SSIM has values larger than 1 #2327

TuanDTr · 2024-01-29T12:25:13Z

🐛 Bug

It seems like SSIM can have values larger than 1 when computing over an epoch. I cannot reproduce this error but only observe it with tensorboard after training.

Environment

Python 3.9.13
Pytorch 2.0.1
TorchMetrics 1.3.0

Additional context

I am comparing between a synthetic and an target image. The target image has value between 0 and 1 while the synthetic image has values between -1 and 1. The data_range is set to None. I know the range between the synthetic and target image is different but still should SSIM produce a maximum score of 1?

github-actions · 2024-01-29T12:25:36Z

Hi! thanks for your contribution!, great first issue!

SkafteNicki · 2024-01-29T15:31:46Z

Hi @TuanDTr, thanks for reporting this issue.
I just tried different input tensors based on your description and I cannot reproduce the behavior either. I am pretty sure that the metric should not be able to output values larger than 1.
Would it be possible to share how you initialize the metric? Alternatively, how your training step where you log the metric looks like?

TuanDTr · 2024-01-29T15:47:26Z

@SkafteNicki Thank you for your quick response.

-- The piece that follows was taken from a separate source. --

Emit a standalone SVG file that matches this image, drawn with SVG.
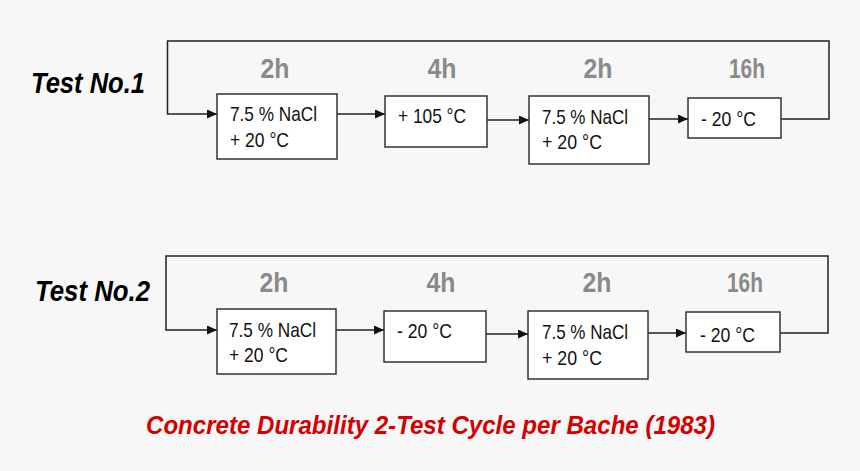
<svg xmlns="http://www.w3.org/2000/svg" width="860" height="471" viewBox="0 0 860 471">
<defs>
<style>
.bg{fill:#f7f7f7}
.box{fill:#ffffff;stroke:#333333;stroke-width:1.5}
.conn{fill:none;stroke:#222222;stroke-width:1.5}
.t{font-family:"Liberation Sans",Arial,sans-serif;font-size:21px;fill:#111111}
.dur{font-family:"Liberation Sans",Arial,sans-serif;font-size:28px;font-weight:bold;fill:#8a8a8a;text-anchor:middle}
.test{font-family:"Liberation Sans",Arial,sans-serif;font-size:29px;font-weight:bold;font-style:italic;fill:#000000}
.title{font-family:"Liberation Sans",Arial,sans-serif;font-size:26px;font-weight:bold;font-style:italic;fill:#d40000}
</style>
<marker id="arr" markerUnits="userSpaceOnUse" markerWidth="11" markerHeight="10" refX="10" refY="4.5" orient="auto">
<path d="M0,0 L10,4.5 L0,9 z" fill="#111111"/>
</marker>
</defs>
<rect class="bg" x="0" y="0" width="860" height="471"/>

<g id="connectors">
<path class="conn" d="M781,119 H829 V41 H167.5 V114 H217" marker-end="url(#arr)"/>
<path class="conn" d="M337,114 H385" marker-end="url(#arr)"/>
<path class="conn" d="M487,120 H529" marker-end="url(#arr)"/>
<path class="conn" d="M649,119 H688" marker-end="url(#arr)"/>
<path class="conn" d="M780,333 H828 V256 H166 V330 H217" marker-end="url(#arr)"/>
<path class="conn" d="M336,330 H384" marker-end="url(#arr)"/>
<path class="conn" d="M486,334 H528" marker-end="url(#arr)"/>
<path class="conn" d="M648,333 H686" marker-end="url(#arr)"/>
</g>

<g id="labels">
<text class="test" x="31" y="93" textLength="114" lengthAdjust="spacingAndGlyphs">Test No.1</text>
<text class="test" x="35" y="301" textLength="115" lengthAdjust="spacingAndGlyphs">Test No.2</text>
<text class="dur" x="275" y="78" textLength="29" lengthAdjust="spacingAndGlyphs">2h</text>
<text class="dur" x="442" y="78" textLength="29" lengthAdjust="spacingAndGlyphs">4h</text>
<text class="dur" x="598" y="78" textLength="29" lengthAdjust="spacingAndGlyphs">2h</text>
<text class="dur" x="747" y="78" textLength="36" lengthAdjust="spacingAndGlyphs">16h</text>
<text class="dur" x="274" y="292" textLength="29" lengthAdjust="spacingAndGlyphs">2h</text>
<text class="dur" x="441" y="292" textLength="29" lengthAdjust="spacingAndGlyphs">4h</text>
<text class="dur" x="597" y="292" textLength="29" lengthAdjust="spacingAndGlyphs">2h</text>
<text class="dur" x="745" y="292" textLength="36" lengthAdjust="spacingAndGlyphs">16h</text>
<text class="title" x="146" y="434" textLength="569" lengthAdjust="spacingAndGlyphs">Concrete Durability 2-Test Cycle per Bache (1983)</text>
</g>

<g id="t1-n1">
<rect class="box" x="217" y="94" width="120" height="65"/>
<text class="t" x="230" y="121" textLength="87" lengthAdjust="spacingAndGlyphs">7.5 % NaCl</text>
<text class="t" x="230" y="147" textLength="59" lengthAdjust="spacingAndGlyphs">+ 20 °C</text>
</g>
<g id="t1-n2">
<rect class="box" x="385" y="96" width="102" height="51"/>
<text class="t" x="398" y="123" textLength="68" lengthAdjust="spacingAndGlyphs">+ 105 °C</text>
</g>
<g id="t1-n3">
<rect class="box" x="529" y="96" width="120" height="68"/>
<text class="t" x="542" y="124" textLength="86" lengthAdjust="spacingAndGlyphs">7.5 % NaCl</text>
<text class="t" x="542" y="149" textLength="60" lengthAdjust="spacingAndGlyphs">+ 20 °C</text>
</g>
<g id="t1-n4">
<rect class="box" x="688" y="98" width="93" height="40"/>
<text class="t" x="701" y="126" textLength="55" lengthAdjust="spacingAndGlyphs">- 20 °C</text>
</g>

<g id="t2-n1">
<rect class="box" x="217" y="309" width="119" height="65"/>
<text class="t" x="229" y="337" textLength="87" lengthAdjust="spacingAndGlyphs">7.5 % NaCl</text>
<text class="t" x="229" y="362" textLength="59" lengthAdjust="spacingAndGlyphs">+ 20 °C</text>
</g>
<g id="t2-n2">
<rect class="box" x="384" y="311" width="102" height="51"/>
<text class="t" x="397" y="338" textLength="55" lengthAdjust="spacingAndGlyphs">- 20 °C</text>
</g>
<g id="t2-n3">
<rect class="box" x="528" y="311" width="120" height="68"/>
<text class="t" x="542" y="339" textLength="86" lengthAdjust="spacingAndGlyphs">7.5 % NaCl</text>
<text class="t" x="542" y="365" textLength="60" lengthAdjust="spacingAndGlyphs">+ 20 °C</text>
</g>
<g id="t2-n4">
<rect class="box" x="686" y="312" width="94" height="40"/>
<text class="t" x="700" y="342" textLength="55" lengthAdjust="spacingAndGlyphs">- 20 °C</text>
</g>
</svg>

Please find bellow the methods for forward, training steps as well as for validation steps where I initialize the metrics. Basically the metric is initialized in on_validation_model_eval, updated per step and aggregated and reset in on_validation_epoch_end. I have used this setup for a while without any problem but noticed this when evaluating 3D tensors (since I moved from 2D to 3D diffusion models).

    def training_step(self, batch: Union[Tuple, torch.Tensor], batch_idx: int) -> torch.Tensor:
        if self.use_profiler:
            self.profiler.step()
            
        x = batch["t1c"]
        z = self.get_latent_code(x)

        z_cond = []

        for m in self.hparams.cond_modality:
                x_cond = batch[m]
                z_cond.append(self.get_latent_code(x_cond))

        z_cond = torch.cat(z_cond, dim=1)

        noise = torch.randn_like(z).to(self.device)
        timesteps = torch.randint(0, self.hparams.num_train_steps, (z.shape[0], ), device=self.device).long()
        noisy_z = self._scheduler.add_noise(original_samples=z, noise=noise, timesteps=timesteps)
        noise_pred = self._unet(torch.cat((noisy_z, z_cond), dim=1), timesteps=timesteps)
        loss = self.criterion(noise_pred, noise)

        self.log("train/noise_recons_loss", loss, on_step=True, on_epoch=True, prog_bar=True, logger=True)

        return loss

    @torch.inference_mode()
    def forward(self, z_cond):
        self._ema.ema_model.eval()
        z_dim = [z_cond.shape[0], self._unet.out_channels, *z_cond.shape[2:]]
        z = torch.randn(z_dim, device=self.device)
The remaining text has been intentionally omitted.